Recent work has shown that the N terminus of the dsRBP, while dispensable for in vitro IFN resistance (19), is essential for the full pathogenicity of VV in vivo (15). It is unclear whether this unexpected in vivo role relates to IFN resistance in any way, but it is known that the dsRBP N terminus contains domains responsible for nuclear localization, Z-DNA binding, interaction with PKR, and oligomerization (15, 19, 37, 61, 81). Both the EV and CPV dsRBPs show greatest divergence from the VV and VaV dsRBPs in this region of the protein, but none of the EV or CPV mutations are identical in the two viruses. It is therefore probable that another gene or complex of genes that is either absent or inactive in VV is responsible for the enhanced IFN resistance of EV and CPV observed in our experiments.
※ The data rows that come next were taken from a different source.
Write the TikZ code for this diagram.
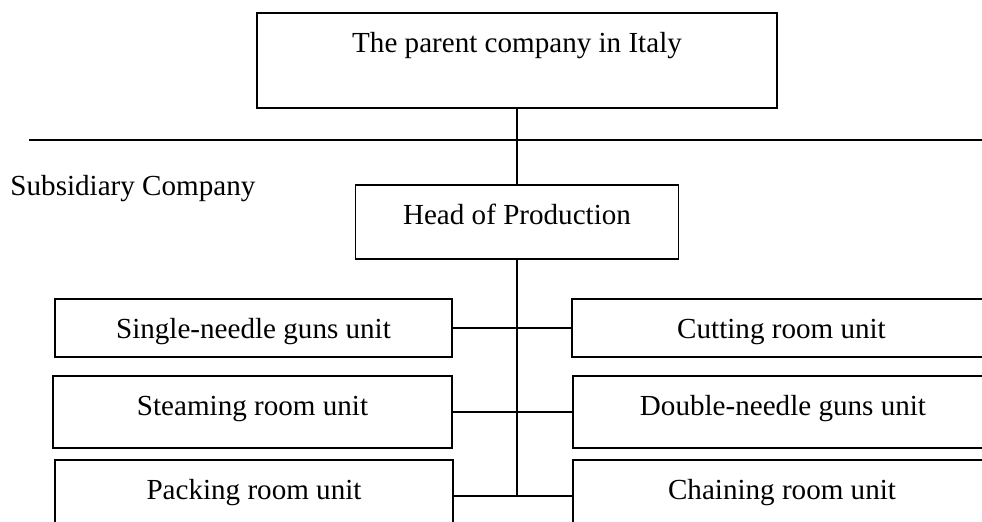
\documentclass[tikz,border=0pt]{standalone}
\usepackage{fontspec}
\setmainfont{Liberation Serif}
\usetikzlibrary{positioning}
\newlength{\px}
\setlength{\px}{0.4124pt}

\begin{document}
\begin{tikzpicture}[x=0.4124pt,y=-0.4124pt,font=\fontsize{12}{14}\selectfont,
  box/.style={draw,line width=0.8pt,fill=white,align=center,inner xsep=0pt,inner ysep=19\px,text height=20\px},
  link/.style={line width=0.7pt}]
\useasboundingbox (0,0) rectangle (982,521);
\clip (0,0) rectangle (982,521);
% parent level
\node[box,minimum width=520\px,text depth=37\px] (parent) at (517,60.5) {The parent company in Italy};
\coordinate (divL) at (29,140);
\coordinate (divR) at (990,140);
\draw[link] (divL) -- (divR);
\node[anchor=base west,inner sep=0pt] (subsid) at (10,195) {Subsidiary Company};
\node[box,minimum width=323\px,text depth=16\px] (head) at (517,222) {Head of Production};
% units
\node[box,minimum width=397\px,text depth=0\px] (single) at (253.5,328) {Single-needle guns unit};
\node[box,minimum width=399\px,text depth=14\px] (steam) at (252.5,412) {Steaming room unit};
\node[box,minimum width=398\px,text depth=14\px] (pack) at (254,496) {Packing room unit};
\node[box,minimum width=419\px,text depth=0\px] (cut) at (781.5,328) {Cutting room unit};
\node[box,minimum width=420\px,text depth=14\px] (double) at (783,412) {Double-needle guns unit};
\node[box,minimum width=418\px,text depth=14\px] (chain) at (782,496) {Chaining room unit};
\coordinate (trunkend) at (517,496);
% connectors
\draw[link] (parent.south) -- (head.north);
\draw[link] (head.south) -- (trunkend);
\draw[link] (single.east) -- (cut.west);
\draw[link] (steam.east) -- (double.west);
\draw[link] (pack.east) -- (chain.west);
\end{tikzpicture}
\end{document}
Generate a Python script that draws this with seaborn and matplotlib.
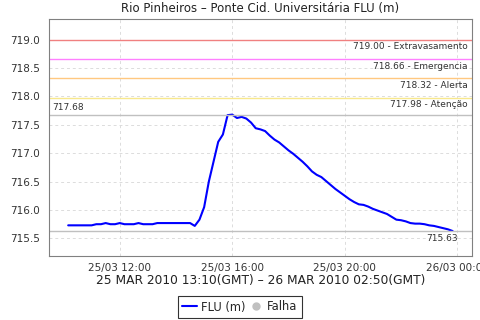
import numpy as np
import pandas as pd
import matplotlib
matplotlib.use("Agg")
import matplotlib.pyplot as plt
import matplotlib.dates as mdates
from matplotlib.lines import Line2D
import seaborn as sns

# ---- data ----
start_time = "2010-03-25 10:10"
step_minutes = 10
flu_values = [
    715.73, 715.73, 715.73, 715.73, 715.73, 715.73, 715.75, 715.75, 715.77, 715.75,
    715.75, 715.77, 715.75, 715.75, 715.75, 715.77, 715.75, 715.75, 715.75, 715.77,
    715.77, 715.77, 715.77, 715.77, 715.77, 715.77, 715.77, 715.72, 715.83, 716.05,
    716.50, 716.85, 717.20, 717.33, 717.67, 717.68, 717.62, 717.64, 717.61, 717.54,
    717.44, 717.42, 717.39, 717.31, 717.24, 717.19, 717.12, 717.05, 716.99, 716.92,
    716.85, 716.77, 716.68, 716.62, 716.58, 716.51, 716.44, 716.37, 716.31, 716.25,
    716.19, 716.14, 716.10, 716.09, 716.06, 716.02, 715.99, 715.96, 715.93, 715.88,
    715.83, 715.82, 715.80, 715.77, 715.76, 715.76, 715.75, 715.73, 715.72, 715.70,
    715.68, 715.66, 715.63,
]
threshold_values = [719.00, 718.66, 718.32, 717.98]
threshold_names = ["Extravasamento", "Emergencia", "Alerta", "Atenção"]
threshold_colors = ["#f08080", "#ff80ff", "#ffc880", "#f8e88c"]
title = "Rio Pinheiros – Ponte Cid. Universitária FLU (m)"
xlabel = "25 MAR 2010 13:10(GMT) – 26 MAR 2010 02:50(GMT)"
series_name = "FLU (m)"
fail_name = "Falha"

times = pd.date_range(start_time, periods=len(flu_values), freq=f"{step_minutes}min")
df = pd.DataFrame({"time": times, "value": flu_values})

sns.set_style("white")
plt.rcParams["font.family"] = ["DejaVu Sans"]

fig = plt.figure(figsize=(4.8, 3.2), dpi=100)
ax = fig.add_axes([0.102, 0.2, 0.881, 0.74])

sns.lineplot(data=df, x="time", y="value", ax=ax, color="#0000ff", linewidth=1.5)

ax.set_ylim(715.19, 719.36)
ax.set_yticks(np.arange(715.5, 719.01, 0.5))
ax.yaxis.set_major_formatter(matplotlib.ticker.FormatStrFormatter("%.1f"))
ax.xaxis.set_major_locator(mdates.HourLocator(byhour=[0, 4, 8, 12, 16, 20]))
ax.xaxis.set_major_formatter(mdates.DateFormatter("%d/%m %H:%M"))
ax.margins(x=0.05)

ax.grid(True, color="#dcdcdc", linestyle=(0, (3, 3)), linewidth=0.7)
for s in ax.spines.values():
    s.set_color("#808080")
    s.set_linewidth(0.8)
ax.tick_params(axis="both", labelsize=7.5, colors="#808080", labelcolor="#333333",
               length=3, width=0.6, direction="out")
ax.tick_params(axis="x", pad=2)

for v, n, c in zip(threshold_values, threshold_names, threshold_colors):
    ax.axhline(v, color=c, linewidth=1)
    ax.annotate(f"{v:.2f} - {n}", xy=(1, v), xycoords=("axes fraction", "data"),
                xytext=(-3, -2), textcoords="offset points", ha="right", va="top",
                fontsize=6.5, color="#333333")

vmax = max(flu_values)
vlast = flu_values[-1]
ax.axhline(vmax, color="#c0c0c0", linewidth=1)
ax.annotate(f"{vmax:.2f}", xy=(0, vmax), xycoords=("axes fraction", "data"),
            xytext=(2, 2), textcoords="offset points", ha="left", va="bottom",
            fontsize=6.5, color="#333333")
ax.axhline(vlast, color="#c0c0c0", linewidth=1)
ax.annotate(f"{vlast:.2f}", xy=(1, vlast), xycoords=("axes fraction", "data"),
            xytext=(-10, -2), textcoords="offset points", ha="right", va="top",
            fontsize=6.5, color="#333333")

ax.set_title(title, fontsize=8.5, pad=5, color="#222222")
ax.set_xlabel(xlabel, fontsize=8.8, labelpad=1, color="#222222")
ax.set_ylabel("")

handles = [Line2D([0], [0], color="#0000ff", linewidth=1.5),
           Line2D([0], [0], marker="o", color="none", markerfacecolor="#c0c0c0",
                  markeredgecolor="#c0c0c0", markersize=5)]
leg = fig.legend(handles, [series_name, fail_name], loc="center",
                 bbox_to_anchor=(240 / 480, 1 - 307 / 320), ncol=2, fontsize=8.3,
                 frameon=True, fancybox=False, handlelength=1.3, handletextpad=0.3,
                 columnspacing=0.3, borderpad=0.35, borderaxespad=0)
leg.get_frame().set_edgecolor("black")
leg.get_frame().set_linewidth(0.8)

fig.savefig("out.png", dpi=100)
This enhanced resistance perhaps results from the prolonged coevolution of these viruses with rodent hosts (21, 32).

In conclusion, we have demonstrated that EV, the OPV which causes mousepox, deploys a number of anti-IFN strategies, all of which are likely to contribute to disease pathogenesis in mice. EV has specifically evolved to evade the mouse IFN system, particularly by acquiring the ability to sequester mouse IFN-γ outside the cell and to resist the intracellular antiviral effects of mouse IFNs. Like other OPVs, EV cannot inhibit mouse IFN-β via its vIFN-α/βR, even though this cytokine has a role in host defense against the virus. Study of the in vivo function of EV IFN inhibitors in the mousepox model should lead to a better understanding of the interactions between this virus and the IFN system of its natural host.